Solo da qualche mese, però, con la comparsa sulla scena di Juan Guaidò la situazione è al centro di un dibattito mondiale che vede schierati, da una parte, gli Stati Uniti, la Francia la Germania e l’UE (con la sola posizione “contraddittoria” dell’Italia: il 31 gennaio, infatti, lega e m5s al Parlamento europeo si sono astenuti, mentre la Commissione europea non ha potuto prendere posizione ufficiale proprio per via del “veto” italiano), dall’altra Cuba, Russia, Turchia, Iran e Cina.

Guaidò è presidente dell’assemblea nazionale dal 5 gennaio 2019, autoproclamatosi presidente della Repubblica ad interim il 23 gennaio (così come prevede un articolo della Costituzione venezuelana). Da più parti si invocano nuove elezioni per sciogliere il “nodo” venezuelano: per Guidò e per i Paesi che lo sostengono si tratterebbe di elezioni presidenziali anticipate per risolvere la grave crisi, soprattutto economica, del Paese; per Maduro, invece, si tratterebbe di eleggere  il solo organo in mano all’opposizione, il Tribunale supremo di Giustizia.
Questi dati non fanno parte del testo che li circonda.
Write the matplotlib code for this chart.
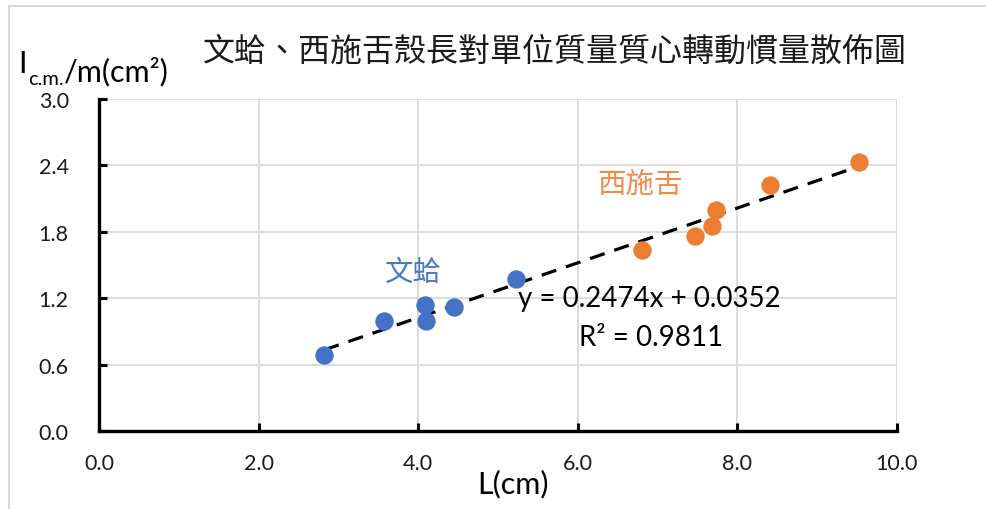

Un nodo che è cominciato con la fase “post-chavista” di Maduro e che ora vede stagliarsi sul Paese l’ombra degli Stati Uniti. Un’ombra che in molti considerano necessaria ma che rievoca (proprio in Sud America) operazioni (come quelle degli anni ’70 in Cile o in Argentina) di matrice imperialista. Soprattutto perché il Venezuela ha una delle più grandi riserve petrolifere mondiali (un petrolio, quello c.d. “extrapesante”,  che però molti analisti non considerano una risorsa davvero preziosa) e il presidente degli Stati Uniti, Donald Trump, ha già avviato, di fatto, “sanzioni finanziarie” nei confronti di Maduro, estromettendolo (e riconoscendo al suo posto Guaidò) dalle attività finanziarie venezuelane (soprattutto quelle della compagnia petrolifera nazionale, la PDVSA) nelle banche statunitensi. Ecco perché, da quest’ultimo punto di vista, i Paesi storicamente o commercialmente ostili agli Stati Uniti hanno tacciato Trump di ingerenza.  

 Un Paese, il Venezuela, in cui, è bene ricordare, risiedono circa 130.000 italiani e di cui circa tre milioni sono gli abitanti di origine italiana.

Solo di recente, infine, si registra una fuoriuscita di esponenti si spicco dell’esercito che riconoscono Guaidò come presidente.